The Client then calls Close in the connection: https://github.com/elastic/beats/blob/cb577317da1587934d728bdcd7658176a430dee2/libbeat/outputs/elasticsearch/client.go#L539-L541

The connection Close method is https://github.com/elastic/beats/blob/cb577317da1587934d728bdcd7658176a430dee2/libbeat/esleg/eslegclient/connection.go#L327-L331

When https://github.com/elastic/beats/pull/40572 was merged, the call to conn.cancelReqs() was introduced, which cancels the context created by NewConnection https://github.com/elastic/beats/blob/cb577317da1587934d728bdcd7658176a430dee2/libbeat/esleg/eslegclient/connection.go#L187-L196

that is used in every request (L404) https://github.com/elastic/beats/blob/cb577317da1587934d728bdcd7658176a430dee2/libbeat/esleg/eslegclient/connection.go#L400-L413

and never recreated, which renders the whole Connection unusable, which was not the old behavour.

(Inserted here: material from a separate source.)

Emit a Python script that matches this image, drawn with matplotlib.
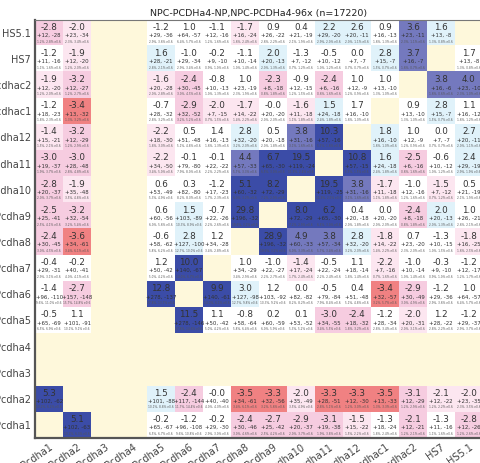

marc-gr commented 6 days ago

@belimawr thanks for taking a look, would be enough to recreate the context on close to make the client reusable? I think just removing the call to cancelReqs might make the stop racey since IIRC this was the main reason publishers were not closed before on stop.

belimawr commented 6 days ago

would be enough to recreate the context on close to make the client reusable?

Mostly, the same instance of the connection is also used in a callback, so I also made sure they both hold a pointer reference so when the context is recreated both can use the new one.

I think just removing the call to cancelReqs might make the stop racey since IIRC this was the main reason publishers were not closed before on stop.

The PR removing the call to cancelReqs was just a quick patch to keep main releasable, I've just created a new PR with the proper fix.